Each face is constructed from approximately 78,400 particles (280×280 grid), where each particle’s position and
appearance is determined by sampling data from our two source textures.
The depth map provides normalized values (0–1) that directly translate to Z-depth positioning. A value of 0 represents
the furthest point (background), while 1 represents the closest point (typically the nose tip).
/* vertex shader */
// sample depth and color data for each particle
vec3 depthTexture1 = texture2D(depthMap1, vIndex.xy).xyz;
// convert depth to Z-position
float zDepth = (1. - depthValue.z);
pos.z = (zDepth * 2.0 - 1.0) * zScale;
Dynamic Particle Scaling Through Colour Analysis
One of the key methods that brings our faces to life is utilizing colour data to influence particle scale. In our
vertex shader, rather than using uniform particle sizes, we analyze the colour density of each pixel so that brighter,
more colourful areas of the face (like eyes, lips, or well-lit cheeks) generate larger, more prominent particles,
while darker areas (shadows, hair) create smaller, subtler particles. The result is a more organic, lifelike
representation that emphasizes facial features naturally.
/* vertex shader */
vec3 colorTexture1 = texture2D(colorMap1, vIndex.xy).xyz;
// calculate color density
float density = (mainColorTexture.x + mainColorTexture.y + mainColorTexture.z) / 3.;
// map density to particle scale
float pScale = mix(pScaleMin, pScaleMax, density);
The calibration below demonstrates the influence of colour (contrast, brightness, etc.) on the final 3D particle formation.
Ambient Noise Animation
To prevent static appearances and maintain visual interest, we apply continuous noise-based animation to all
particles. This ambient animation system uses curl noise to create subtle, flowing movement across the entire
face structure.
To add visual interest during transitions, we further inject additional noise that’s strongest at the midpoint of the
transition. This creates a subtle “disturbance” effect where particles temporarily deviate from their target
positions, making transitions feel more dynamic and organic.

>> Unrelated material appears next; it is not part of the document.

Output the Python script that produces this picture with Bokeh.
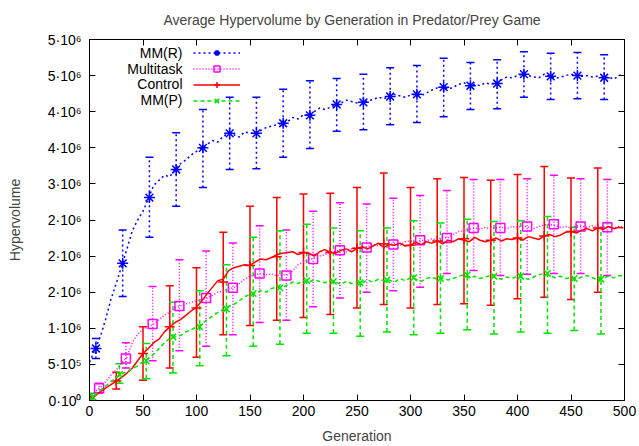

To enhance the three-dimensional perception, we implemented a custom depth of field effect directly in our shader
material. It calculates view-space distance for each particle and modulates both opacity and size based on proximity
to a configurable focus plane.
One of the challenges we faced was achieving visual consistency across different team members’ photos. Each photograph
was captured under slightly different conditions—varying lighting, camera distances, and facial proportions.
Therefore, we went through each face to calibrate multiple scaling factors:
Depth scale calibration
to ensure no nose protrudes too aggressively
Colour density balancing
to maintain consistent particle size relationships
Focus plane optimization
to prevent excessive blur on any individual face
Our face particle system demonstrates how simple yet careful technical implementation can create fun visual
experiences from minimal assets. By combining lightweight WebP textures, custom shader materials, and animations,
we’ve created a system that transforms simple 2D portraits into interactive 3D figures.